** start of Provided data **

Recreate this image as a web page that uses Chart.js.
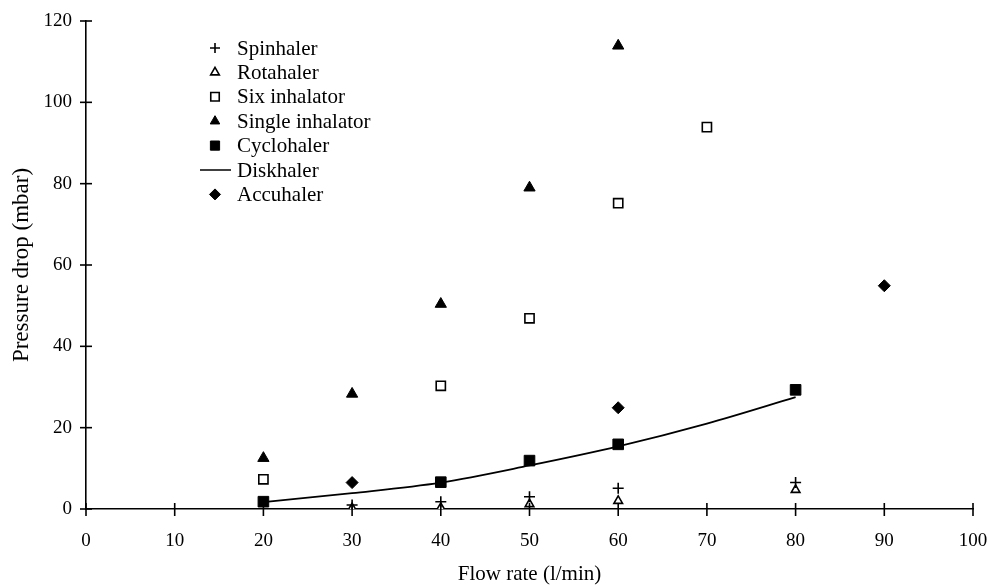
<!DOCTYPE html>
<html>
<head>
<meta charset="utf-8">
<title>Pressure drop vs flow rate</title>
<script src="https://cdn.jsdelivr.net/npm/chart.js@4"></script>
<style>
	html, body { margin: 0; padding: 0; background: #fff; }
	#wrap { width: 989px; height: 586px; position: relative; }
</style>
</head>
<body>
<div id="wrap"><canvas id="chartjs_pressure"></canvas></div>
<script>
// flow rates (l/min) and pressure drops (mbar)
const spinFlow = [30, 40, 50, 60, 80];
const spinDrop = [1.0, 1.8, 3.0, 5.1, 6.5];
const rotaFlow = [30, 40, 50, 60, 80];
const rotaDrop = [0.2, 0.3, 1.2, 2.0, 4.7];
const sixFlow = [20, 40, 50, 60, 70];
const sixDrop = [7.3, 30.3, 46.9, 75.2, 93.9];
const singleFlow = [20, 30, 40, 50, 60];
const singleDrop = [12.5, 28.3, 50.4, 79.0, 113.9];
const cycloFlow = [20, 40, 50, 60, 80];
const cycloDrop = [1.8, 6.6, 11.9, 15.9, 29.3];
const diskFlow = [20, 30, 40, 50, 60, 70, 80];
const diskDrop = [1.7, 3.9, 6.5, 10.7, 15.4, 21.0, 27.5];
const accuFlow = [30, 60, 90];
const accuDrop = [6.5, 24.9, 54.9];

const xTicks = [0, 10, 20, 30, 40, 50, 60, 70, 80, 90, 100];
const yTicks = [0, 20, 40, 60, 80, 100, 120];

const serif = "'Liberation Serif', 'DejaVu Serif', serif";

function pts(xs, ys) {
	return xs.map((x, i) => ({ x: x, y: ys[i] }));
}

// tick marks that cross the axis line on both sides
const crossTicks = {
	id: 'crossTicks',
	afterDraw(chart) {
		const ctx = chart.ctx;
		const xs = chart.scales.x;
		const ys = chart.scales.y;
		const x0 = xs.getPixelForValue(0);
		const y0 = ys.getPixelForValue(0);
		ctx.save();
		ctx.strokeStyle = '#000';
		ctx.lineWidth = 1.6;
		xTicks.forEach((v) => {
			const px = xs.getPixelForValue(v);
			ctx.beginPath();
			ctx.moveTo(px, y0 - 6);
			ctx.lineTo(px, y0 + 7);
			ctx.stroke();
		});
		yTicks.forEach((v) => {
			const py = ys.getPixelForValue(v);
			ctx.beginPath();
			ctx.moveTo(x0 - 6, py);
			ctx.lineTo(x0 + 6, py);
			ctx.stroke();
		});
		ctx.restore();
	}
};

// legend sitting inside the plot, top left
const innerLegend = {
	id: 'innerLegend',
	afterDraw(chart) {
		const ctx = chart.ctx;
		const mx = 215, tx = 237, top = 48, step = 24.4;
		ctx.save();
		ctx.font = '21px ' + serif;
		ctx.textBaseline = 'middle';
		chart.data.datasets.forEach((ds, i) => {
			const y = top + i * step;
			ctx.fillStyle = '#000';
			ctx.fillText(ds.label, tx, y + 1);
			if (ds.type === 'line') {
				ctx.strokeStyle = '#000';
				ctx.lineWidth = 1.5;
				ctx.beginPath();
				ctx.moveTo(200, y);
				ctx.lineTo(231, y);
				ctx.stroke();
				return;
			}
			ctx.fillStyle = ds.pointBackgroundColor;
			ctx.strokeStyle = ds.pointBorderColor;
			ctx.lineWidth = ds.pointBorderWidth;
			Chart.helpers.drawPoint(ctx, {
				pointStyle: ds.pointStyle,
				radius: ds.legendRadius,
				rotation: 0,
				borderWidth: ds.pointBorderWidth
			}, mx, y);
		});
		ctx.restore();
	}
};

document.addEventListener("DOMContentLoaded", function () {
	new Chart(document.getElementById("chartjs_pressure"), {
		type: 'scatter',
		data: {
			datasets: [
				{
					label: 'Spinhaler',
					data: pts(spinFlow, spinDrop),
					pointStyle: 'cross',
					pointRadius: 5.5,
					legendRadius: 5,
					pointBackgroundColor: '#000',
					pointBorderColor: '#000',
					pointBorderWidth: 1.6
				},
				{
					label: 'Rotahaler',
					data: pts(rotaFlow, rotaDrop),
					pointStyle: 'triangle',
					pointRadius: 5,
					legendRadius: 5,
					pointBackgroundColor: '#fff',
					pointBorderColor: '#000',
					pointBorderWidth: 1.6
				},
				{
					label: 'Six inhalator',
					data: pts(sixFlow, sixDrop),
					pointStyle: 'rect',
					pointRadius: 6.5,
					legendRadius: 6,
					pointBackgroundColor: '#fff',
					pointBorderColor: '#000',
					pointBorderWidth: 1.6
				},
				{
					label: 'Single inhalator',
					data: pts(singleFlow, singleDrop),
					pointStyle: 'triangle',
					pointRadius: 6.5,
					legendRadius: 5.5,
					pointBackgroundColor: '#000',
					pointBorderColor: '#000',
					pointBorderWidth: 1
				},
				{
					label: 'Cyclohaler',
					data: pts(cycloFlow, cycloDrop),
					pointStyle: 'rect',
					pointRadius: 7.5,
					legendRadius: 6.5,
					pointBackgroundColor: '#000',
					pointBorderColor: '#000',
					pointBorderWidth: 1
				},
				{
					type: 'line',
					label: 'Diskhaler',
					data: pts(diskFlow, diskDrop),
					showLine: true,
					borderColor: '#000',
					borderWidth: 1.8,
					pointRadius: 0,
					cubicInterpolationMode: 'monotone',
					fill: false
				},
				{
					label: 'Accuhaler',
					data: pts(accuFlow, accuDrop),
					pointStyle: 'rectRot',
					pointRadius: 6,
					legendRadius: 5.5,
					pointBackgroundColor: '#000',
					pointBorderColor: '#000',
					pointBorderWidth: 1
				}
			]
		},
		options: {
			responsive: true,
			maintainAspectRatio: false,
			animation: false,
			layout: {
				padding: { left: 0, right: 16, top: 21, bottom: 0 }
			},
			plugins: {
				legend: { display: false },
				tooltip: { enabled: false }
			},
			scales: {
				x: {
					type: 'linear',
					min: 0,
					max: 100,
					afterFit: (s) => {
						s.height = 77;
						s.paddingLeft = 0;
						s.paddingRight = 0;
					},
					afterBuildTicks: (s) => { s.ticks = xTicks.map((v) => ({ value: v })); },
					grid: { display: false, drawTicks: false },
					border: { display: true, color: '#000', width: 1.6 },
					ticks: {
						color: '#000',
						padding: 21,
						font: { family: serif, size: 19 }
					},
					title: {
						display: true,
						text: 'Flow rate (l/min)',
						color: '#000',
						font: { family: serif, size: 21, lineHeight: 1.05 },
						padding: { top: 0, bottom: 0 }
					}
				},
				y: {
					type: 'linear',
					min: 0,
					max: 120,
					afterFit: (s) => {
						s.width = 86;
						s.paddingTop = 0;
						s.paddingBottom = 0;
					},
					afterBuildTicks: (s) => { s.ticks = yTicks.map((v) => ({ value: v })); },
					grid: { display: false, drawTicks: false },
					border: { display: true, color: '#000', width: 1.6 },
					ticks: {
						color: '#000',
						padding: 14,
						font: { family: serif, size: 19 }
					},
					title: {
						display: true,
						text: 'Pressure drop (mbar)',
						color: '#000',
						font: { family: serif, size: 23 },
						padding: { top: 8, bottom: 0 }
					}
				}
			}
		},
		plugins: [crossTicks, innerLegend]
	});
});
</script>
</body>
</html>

** end of Provided data **

• **Problem statement**:
Output an exact copy of the material, with the pictures removed.

• **Reply to the exercise**:
Recreate this image as a web page that uses Chart.js.
<!DOCTYPE html>
<html>
<head>
<meta charset="utf-8">
<title>Pressure drop vs flow rate</title>
<script src="https://cdn.jsdelivr.net/npm/chart.js@4"></script>
<style>
	html, body { margin: 0; padding: 0; background: #fff; }
	#wrap { width: 989px; height: 586px; position: relative; }
</style>
</head>
<body>
<div id="wrap"><canvas id="chartjs_pressure"></canvas></div>
<script>
// flow rates (l/min) and pressure drops (mbar)
const spinFlow = [30, 40, 50, 60, 80];
const spinDrop = [1.0, 1.8, 3.0, 5.1, 6.5];
const rotaFlow = [30, 40, 50, 60, 80];
const rotaDrop = [0.2, 0.3, 1.2, 2.0, 4.7];
const sixFlow = [20, 40, 50, 60, 70];
const sixDrop = [7.3, 30.3, 46.9, 75.2, 93.9];
const singleFlow = [20, 30, 40, 50, 60];
const singleDrop = [12.5, 28.3, 50.4, 79.0, 113.9];
const cycloFlow = [20, 40, 50, 60, 80];
const cycloDrop = [1.8, 6.6, 11.9, 15.9, 29.3];
const diskFlow = [20, 30, 40, 50, 60, 70, 80];
const diskDrop = [1.7, 3.9, 6.5, 10.7, 15.4, 21.0, 27.5];
const accuFlow = [30, 60, 90];
const accuDrop = [6.5, 24.9, 54.9];

const xTicks = [0, 10, 20, 30, 40, 50, 60, 70, 80, 90, 100];
const yTicks = [0, 20, 40, 60, 80, 100, 120];

const serif = "'Liberation Serif', 'DejaVu Serif', serif";

function pts(xs, ys) {
	return xs.map((x, i) => ({ x: x, y: ys[i] }));
}

// tick marks that cross the axis line on both sides
const crossTicks = {
	id: 'crossTicks',
	afterDraw(chart) {
		const ctx = chart.ctx;
		const xs = chart.scales.x;
		const ys = chart.scales.y;
		const x0 = xs.getPixelForValue(0);
		const y0 = ys.getPixelForValue(0);
		ctx.save();
		ctx.strokeStyle = '#000';
		ctx.lineWidth = 1.6;
		xTicks.forEach((v) => {
			const px = xs.getPixelForValue(v);
			ctx.beginPath();
			ctx.moveTo(px, y0 - 6);
			ctx.lineTo(px, y0 + 7);
			ctx.stroke();
		});
		yTicks.forEach((v) => {
			const py = ys.getPixelForValue(v);
			ctx.beginPath();
			ctx.moveTo(x0 - 6, py);
			ctx.lineTo(x0 + 6, py);
			ctx.stroke();
		});
		ctx.restore();
	}
};

// legend sitting inside the plot, top left
const innerLegend = {
	id: 'innerLegend',
	afterDraw(chart) {
		const ctx = chart.ctx;
		const mx = 215, tx = 237, top = 48, step = 24.4;
		ctx.save();
		ctx.font = '21px ' + serif;
		ctx.textBaseline = 'middle';
		chart.data.datasets.forEach((ds, i) => {
			const y = top + i * step;
			ctx.fillStyle = '#000';
			ctx.fillText(ds.label, tx, y + 1);
			if (ds.type === 'line') {
				ctx.strokeStyle = '#000';
				ctx.lineWidth = 1.5;
				ctx.beginPath();
				ctx.moveTo(200, y);
				ctx.lineTo(231, y);
				ctx.stroke();
				return;
			}
			ctx.fillStyle = ds.pointBackgroundColor;
			ctx.strokeStyle = ds.pointBorderColor;
			ctx.lineWidth = ds.pointBorderWidth;
			Chart.helpers.drawPoint(ctx, {
				pointStyle: ds.pointStyle,
				radius: ds.legendRadius,
				rotation: 0,
				borderWidth: ds.pointBorderWidth
			}, mx, y);
		});
		ctx.restore();
	}
};

document.addEventListener("DOMContentLoaded", function () {
	new Chart(document.getElementById("chartjs_pressure"), {
		type: 'scatter',
		data: {
			datasets: [
				{
					label: 'Spinhaler',
					data: pts(spinFlow, spinDrop),
					pointStyle: 'cross',
					pointRadius: 5.5,
					legendRadius: 5,
					pointBackgroundColor: '#000',
					pointBorderColor: '#000',
					pointBorderWidth: 1.6
				},
				{
					label: 'Rotahaler',
					data: pts(rotaFlow, rotaDrop),
					pointStyle: 'triangle',
					pointRadius: 5,
					legendRadius: 5,
					pointBackgroundColor: '#fff',
					pointBorderColor: '#000',
					pointBorderWidth: 1.6
				},
				{
					label: 'Six inhalator',
					data: pts(sixFlow, sixDrop),
					pointStyle: 'rect',
					pointRadius: 6.5,
					legendRadius: 6,
					pointBackgroundColor: '#fff',
					pointBorderColor: '#000',
					pointBorderWidth: 1.6
				},
				{
					label: 'Single inhalator',
					data: pts(singleFlow, singleDrop),
					pointStyle: 'triangle',
					pointRadius: 6.5,
					legendRadius: 5.5,
					pointBackgroundColor: '#000',
					pointBorderColor: '#000',
					pointBorderWidth: 1
				},
				{
					label: 'Cyclohaler',
					data: pts(cycloFlow, cycloDrop),
					pointStyle: 'rect',
					pointRadius: 7.5,
					legendRadius: 6.5,
					pointBackgroundColor: '#000',
					pointBorderColor: '#000',
					pointBorderWidth: 1
				},
				{
					type: 'line',
					label: 'Diskhaler',
					data: pts(diskFlow, diskDrop),
					showLine: true,
					borderColor: '#000',
					borderWidth: 1.8,
					pointRadius: 0,
					cubicInterpolationMode: 'monotone',
					fill: false
				},
				{
					label: 'Accuhaler',
					data: pts(accuFlow, accuDrop),
					pointStyle: 'rectRot',
					pointRadius: 6,
					legendRadius: 5.5,
					pointBackgroundColor: '#000',
					pointBorderColor: '#000',
					pointBorderWidth: 1
				}
			]
		},
		options: {
			responsive: true,
			maintainAspectRatio: false,
			animation: false,
			layout: {
				padding: { left: 0, right: 16, top: 21, bottom: 0 }
			},
			plugins: {
				legend: { display: false },
				tooltip: { enabled: false }
			},
			scales: {
				x: {
					type: 'linear',
					min: 0,
					max: 100,
					afterFit: (s) => {
						s.height = 77;
						s.paddingLeft = 0;
						s.paddingRight = 0;
					},
					afterBuildTicks: (s) => { s.ticks = xTicks.map((v) => ({ value: v })); },
					grid: { display: false, drawTicks: false },
					border: { display: true, color: '#000', width: 1.6 },
					ticks: {
						color: '#000',
						padding: 21,
						font: { family: serif, size: 19 }
					},
					title: {
						display: true,
						text: 'Flow rate (l/min)',
						color: '#000',
						font: { family: serif, size: 21, lineHeight: 1.05 },
						padding: { top: 0, bottom: 0 }
					}
				},
				y: {
					type: 'linear',
					min: 0,
					max: 120,
					afterFit: (s) => {
						s.width = 86;
						s.paddingTop = 0;
						s.paddingBottom = 0;
					},
					afterBuildTicks: (s) => { s.ticks = yTicks.map((v) => ({ value: v })); },
					grid: { display: false, drawTicks: false },
					border: { display: true, color: '#000', width: 1.6 },
					ticks: {
						color: '#000',
						padding: 14,
						font: { family: serif, size: 19 }
					},
					title: {
						display: true,
						text: 'Pressure drop (mbar)',
						color: '#000',
						font: { family: serif, size: 23 },
						padding: { top: 8, bottom: 0 }
					}
				}
			}
		},
		plugins: [crossTicks, innerLegend]
	});
});
</script>
</body>
</html>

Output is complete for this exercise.